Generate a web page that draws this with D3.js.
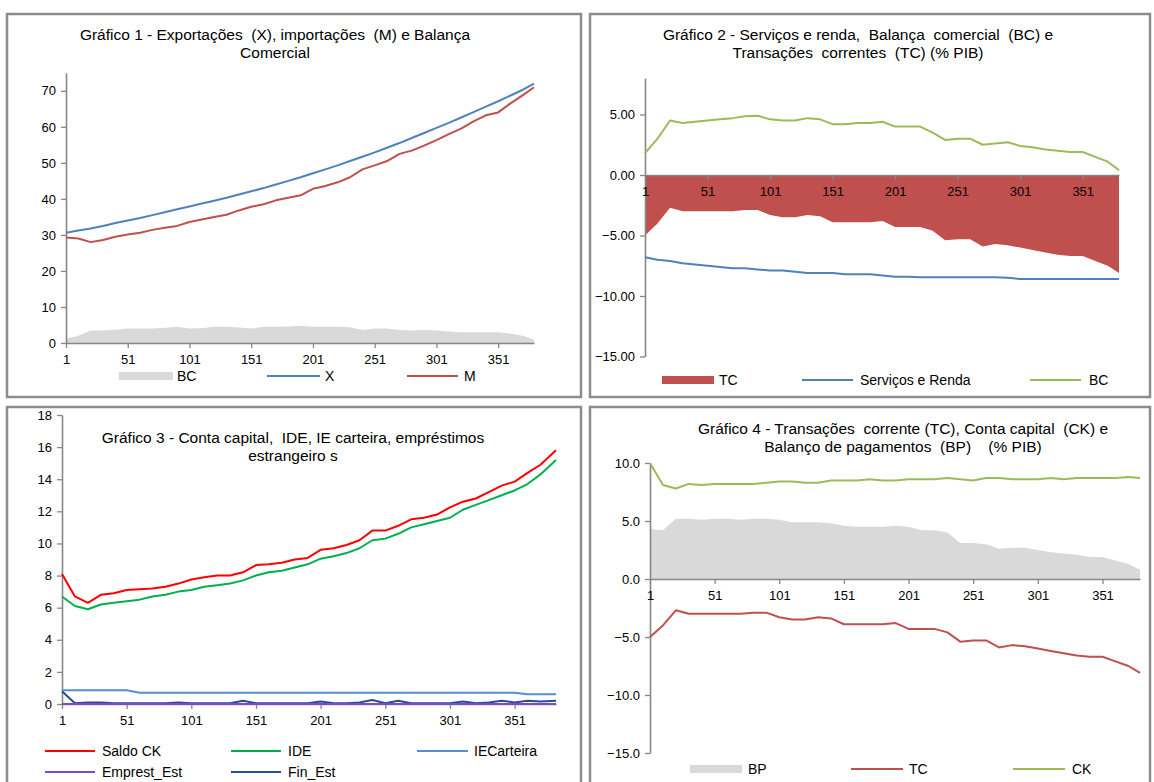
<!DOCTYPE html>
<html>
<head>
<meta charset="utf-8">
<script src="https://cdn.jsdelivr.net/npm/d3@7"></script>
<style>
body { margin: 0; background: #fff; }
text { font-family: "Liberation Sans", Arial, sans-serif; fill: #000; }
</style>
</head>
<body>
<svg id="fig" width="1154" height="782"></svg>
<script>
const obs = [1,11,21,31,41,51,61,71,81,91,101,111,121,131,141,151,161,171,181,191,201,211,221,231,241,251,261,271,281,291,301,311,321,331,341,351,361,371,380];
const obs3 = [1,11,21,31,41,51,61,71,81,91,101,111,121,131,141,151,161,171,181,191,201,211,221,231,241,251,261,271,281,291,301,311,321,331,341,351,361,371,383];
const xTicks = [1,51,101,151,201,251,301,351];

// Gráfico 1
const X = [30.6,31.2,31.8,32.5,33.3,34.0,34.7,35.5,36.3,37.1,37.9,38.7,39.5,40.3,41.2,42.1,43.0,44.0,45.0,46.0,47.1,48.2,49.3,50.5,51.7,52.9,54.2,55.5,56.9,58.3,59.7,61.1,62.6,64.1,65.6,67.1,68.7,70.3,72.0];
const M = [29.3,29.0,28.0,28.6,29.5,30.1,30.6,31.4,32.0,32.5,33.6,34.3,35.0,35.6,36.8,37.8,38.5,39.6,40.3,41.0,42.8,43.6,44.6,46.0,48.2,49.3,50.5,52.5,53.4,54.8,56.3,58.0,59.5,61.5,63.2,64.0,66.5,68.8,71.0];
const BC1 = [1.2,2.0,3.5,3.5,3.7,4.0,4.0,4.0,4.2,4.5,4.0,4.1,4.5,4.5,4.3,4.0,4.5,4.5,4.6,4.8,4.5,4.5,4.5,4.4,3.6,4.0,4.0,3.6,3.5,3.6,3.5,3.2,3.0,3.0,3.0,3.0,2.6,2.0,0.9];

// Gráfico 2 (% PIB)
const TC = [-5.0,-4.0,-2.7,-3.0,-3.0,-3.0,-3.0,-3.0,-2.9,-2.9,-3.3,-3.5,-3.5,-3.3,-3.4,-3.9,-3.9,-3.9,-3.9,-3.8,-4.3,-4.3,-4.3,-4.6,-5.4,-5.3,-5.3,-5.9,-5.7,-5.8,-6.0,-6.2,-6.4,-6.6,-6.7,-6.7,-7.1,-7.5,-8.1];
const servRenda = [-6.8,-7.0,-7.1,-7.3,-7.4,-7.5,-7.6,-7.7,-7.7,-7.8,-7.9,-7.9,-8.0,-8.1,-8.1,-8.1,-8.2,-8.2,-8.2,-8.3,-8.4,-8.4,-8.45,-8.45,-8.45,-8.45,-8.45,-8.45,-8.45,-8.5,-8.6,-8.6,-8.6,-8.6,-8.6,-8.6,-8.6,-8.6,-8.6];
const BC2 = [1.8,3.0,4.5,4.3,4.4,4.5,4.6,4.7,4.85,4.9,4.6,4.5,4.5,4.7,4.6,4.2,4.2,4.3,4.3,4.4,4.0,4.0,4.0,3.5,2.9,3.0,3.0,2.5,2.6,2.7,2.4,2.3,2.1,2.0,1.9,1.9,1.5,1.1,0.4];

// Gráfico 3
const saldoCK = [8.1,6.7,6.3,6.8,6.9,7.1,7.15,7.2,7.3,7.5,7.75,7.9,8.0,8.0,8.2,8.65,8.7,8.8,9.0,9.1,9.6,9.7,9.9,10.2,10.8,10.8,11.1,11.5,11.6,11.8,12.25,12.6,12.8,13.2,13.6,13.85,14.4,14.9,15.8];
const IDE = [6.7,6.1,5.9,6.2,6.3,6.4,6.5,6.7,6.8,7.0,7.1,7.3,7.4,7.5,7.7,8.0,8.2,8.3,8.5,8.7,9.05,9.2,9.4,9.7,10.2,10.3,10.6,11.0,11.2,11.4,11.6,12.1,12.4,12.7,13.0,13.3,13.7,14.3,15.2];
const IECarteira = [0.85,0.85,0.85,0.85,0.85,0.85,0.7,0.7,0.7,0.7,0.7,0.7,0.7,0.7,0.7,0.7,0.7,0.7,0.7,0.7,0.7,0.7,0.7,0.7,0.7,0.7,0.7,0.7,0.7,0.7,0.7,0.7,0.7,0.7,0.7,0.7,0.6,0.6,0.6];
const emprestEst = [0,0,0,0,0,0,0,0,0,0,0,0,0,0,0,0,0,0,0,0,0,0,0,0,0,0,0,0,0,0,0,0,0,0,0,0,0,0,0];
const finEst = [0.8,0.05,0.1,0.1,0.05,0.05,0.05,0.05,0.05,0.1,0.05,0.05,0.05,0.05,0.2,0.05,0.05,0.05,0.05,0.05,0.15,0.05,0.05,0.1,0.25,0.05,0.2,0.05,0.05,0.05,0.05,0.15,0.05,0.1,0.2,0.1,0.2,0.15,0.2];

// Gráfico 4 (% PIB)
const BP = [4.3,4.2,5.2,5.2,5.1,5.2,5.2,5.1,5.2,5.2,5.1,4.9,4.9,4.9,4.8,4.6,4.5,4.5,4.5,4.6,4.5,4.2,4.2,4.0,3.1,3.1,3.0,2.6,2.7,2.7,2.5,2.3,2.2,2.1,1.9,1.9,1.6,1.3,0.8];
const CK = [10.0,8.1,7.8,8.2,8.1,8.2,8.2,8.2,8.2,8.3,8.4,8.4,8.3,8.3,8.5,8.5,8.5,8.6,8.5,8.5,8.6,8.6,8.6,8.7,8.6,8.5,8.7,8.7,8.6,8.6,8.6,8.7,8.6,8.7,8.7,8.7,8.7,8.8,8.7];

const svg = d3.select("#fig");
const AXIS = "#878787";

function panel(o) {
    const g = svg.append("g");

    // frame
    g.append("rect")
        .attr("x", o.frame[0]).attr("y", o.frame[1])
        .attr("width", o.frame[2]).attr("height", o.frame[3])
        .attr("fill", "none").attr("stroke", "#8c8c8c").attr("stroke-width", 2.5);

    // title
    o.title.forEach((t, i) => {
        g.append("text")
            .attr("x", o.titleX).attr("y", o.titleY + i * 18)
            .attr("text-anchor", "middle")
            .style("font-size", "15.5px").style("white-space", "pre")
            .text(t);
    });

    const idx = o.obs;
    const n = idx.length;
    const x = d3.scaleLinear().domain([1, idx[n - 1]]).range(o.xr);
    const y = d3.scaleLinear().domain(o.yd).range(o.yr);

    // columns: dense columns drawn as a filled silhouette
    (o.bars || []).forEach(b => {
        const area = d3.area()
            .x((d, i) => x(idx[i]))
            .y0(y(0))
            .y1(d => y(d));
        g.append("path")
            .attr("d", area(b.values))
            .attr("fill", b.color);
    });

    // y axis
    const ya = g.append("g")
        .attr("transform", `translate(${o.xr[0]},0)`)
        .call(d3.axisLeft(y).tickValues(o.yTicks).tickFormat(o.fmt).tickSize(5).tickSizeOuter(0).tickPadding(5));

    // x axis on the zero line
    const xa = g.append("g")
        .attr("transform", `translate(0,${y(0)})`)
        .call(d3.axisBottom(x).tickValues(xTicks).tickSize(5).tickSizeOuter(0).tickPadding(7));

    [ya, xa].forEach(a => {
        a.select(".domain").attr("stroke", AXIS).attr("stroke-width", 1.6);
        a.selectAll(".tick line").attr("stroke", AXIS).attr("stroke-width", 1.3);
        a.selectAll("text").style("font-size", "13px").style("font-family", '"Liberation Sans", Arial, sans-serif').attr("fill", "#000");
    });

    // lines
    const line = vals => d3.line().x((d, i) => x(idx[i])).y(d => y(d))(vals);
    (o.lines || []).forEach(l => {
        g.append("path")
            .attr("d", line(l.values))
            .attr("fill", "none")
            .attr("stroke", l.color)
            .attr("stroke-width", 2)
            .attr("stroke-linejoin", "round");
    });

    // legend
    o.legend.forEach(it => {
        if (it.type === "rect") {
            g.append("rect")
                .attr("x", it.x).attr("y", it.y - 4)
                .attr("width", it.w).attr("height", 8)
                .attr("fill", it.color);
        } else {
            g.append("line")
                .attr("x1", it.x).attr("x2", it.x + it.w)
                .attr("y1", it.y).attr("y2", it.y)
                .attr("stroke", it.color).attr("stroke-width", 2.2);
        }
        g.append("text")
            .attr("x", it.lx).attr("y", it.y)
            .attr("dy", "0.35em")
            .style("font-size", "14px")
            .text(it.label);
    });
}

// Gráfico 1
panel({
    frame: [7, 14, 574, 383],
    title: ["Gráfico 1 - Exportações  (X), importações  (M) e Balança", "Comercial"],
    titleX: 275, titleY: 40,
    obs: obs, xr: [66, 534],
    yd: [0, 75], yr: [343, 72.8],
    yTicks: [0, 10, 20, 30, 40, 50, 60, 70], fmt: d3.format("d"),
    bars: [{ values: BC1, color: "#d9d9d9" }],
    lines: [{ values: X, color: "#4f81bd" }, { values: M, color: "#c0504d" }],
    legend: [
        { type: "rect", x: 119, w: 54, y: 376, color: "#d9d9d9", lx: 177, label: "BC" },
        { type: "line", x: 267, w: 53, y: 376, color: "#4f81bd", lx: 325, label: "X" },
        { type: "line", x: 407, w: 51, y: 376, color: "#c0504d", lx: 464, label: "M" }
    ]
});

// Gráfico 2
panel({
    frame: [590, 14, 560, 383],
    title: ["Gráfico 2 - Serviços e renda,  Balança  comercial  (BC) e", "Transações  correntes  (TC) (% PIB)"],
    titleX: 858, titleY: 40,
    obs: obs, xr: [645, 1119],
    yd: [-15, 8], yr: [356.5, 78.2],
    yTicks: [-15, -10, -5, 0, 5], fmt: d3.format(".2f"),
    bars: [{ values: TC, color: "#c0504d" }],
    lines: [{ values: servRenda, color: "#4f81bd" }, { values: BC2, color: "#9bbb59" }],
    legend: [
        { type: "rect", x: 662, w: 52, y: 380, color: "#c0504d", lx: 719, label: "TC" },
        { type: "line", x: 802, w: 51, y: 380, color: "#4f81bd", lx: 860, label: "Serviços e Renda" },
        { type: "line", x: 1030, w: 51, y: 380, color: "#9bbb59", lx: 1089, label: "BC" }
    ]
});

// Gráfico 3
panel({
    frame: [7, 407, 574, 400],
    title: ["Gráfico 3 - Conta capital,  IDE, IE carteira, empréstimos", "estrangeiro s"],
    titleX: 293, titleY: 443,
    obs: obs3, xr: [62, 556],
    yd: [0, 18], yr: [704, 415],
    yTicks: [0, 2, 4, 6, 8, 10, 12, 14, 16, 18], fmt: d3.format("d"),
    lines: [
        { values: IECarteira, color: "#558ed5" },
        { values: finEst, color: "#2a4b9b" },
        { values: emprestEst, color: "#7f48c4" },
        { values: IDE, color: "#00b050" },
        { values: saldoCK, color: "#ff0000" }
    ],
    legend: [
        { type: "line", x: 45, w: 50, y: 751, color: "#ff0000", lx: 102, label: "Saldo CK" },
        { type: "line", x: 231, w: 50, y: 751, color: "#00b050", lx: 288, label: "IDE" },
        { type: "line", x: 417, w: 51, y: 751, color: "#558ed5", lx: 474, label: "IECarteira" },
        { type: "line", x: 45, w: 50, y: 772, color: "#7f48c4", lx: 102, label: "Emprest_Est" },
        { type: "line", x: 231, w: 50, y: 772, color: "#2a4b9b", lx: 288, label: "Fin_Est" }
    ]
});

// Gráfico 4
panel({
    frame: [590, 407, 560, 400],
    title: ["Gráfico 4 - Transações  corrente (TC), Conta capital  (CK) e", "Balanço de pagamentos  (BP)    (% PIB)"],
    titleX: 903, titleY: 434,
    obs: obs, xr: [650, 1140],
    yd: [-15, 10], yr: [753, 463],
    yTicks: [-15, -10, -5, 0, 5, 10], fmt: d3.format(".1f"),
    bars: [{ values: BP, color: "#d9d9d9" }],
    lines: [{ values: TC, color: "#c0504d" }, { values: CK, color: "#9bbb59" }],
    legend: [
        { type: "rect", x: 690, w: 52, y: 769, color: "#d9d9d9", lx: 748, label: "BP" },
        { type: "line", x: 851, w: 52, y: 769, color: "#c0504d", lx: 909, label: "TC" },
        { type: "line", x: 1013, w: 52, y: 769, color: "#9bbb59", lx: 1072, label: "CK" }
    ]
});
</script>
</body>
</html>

__What to produce__. Exactly restate the lines from the beginning of the data through the line with "const xTicks = [1,51,101,151,201,251,301,351];", and no others, keeping pictures out.

__Complete response__.
Generate a web page that draws this with D3.js.
<!DOCTYPE html>
<html>
<head>
<meta charset="utf-8">
<script src="https://cdn.jsdelivr.net/npm/d3@7"></script>
<style>
body { margin: 0; background: #fff; }
text { font-family: "Liberation Sans", Arial, sans-serif; fill: #000; }
</style>
</head>
<body>
<svg id="fig" width="1154" height="782"></svg>
<script>
const obs = [1,11,21,31,41,51,61,71,81,91,101,111,121,131,141,151,161,171,181,191,201,211,221,231,241,251,261,271,281,291,301,311,321,331,341,351,361,371,380];
const obs3 = [1,11,21,31,41,51,61,71,81,91,101,111,121,131,141,151,161,171,181,191,201,211,221,231,241,251,261,271,281,291,301,311,321,331,341,351,361,371,383];
const xTicks = [1,51,101,151,201,251,301,351];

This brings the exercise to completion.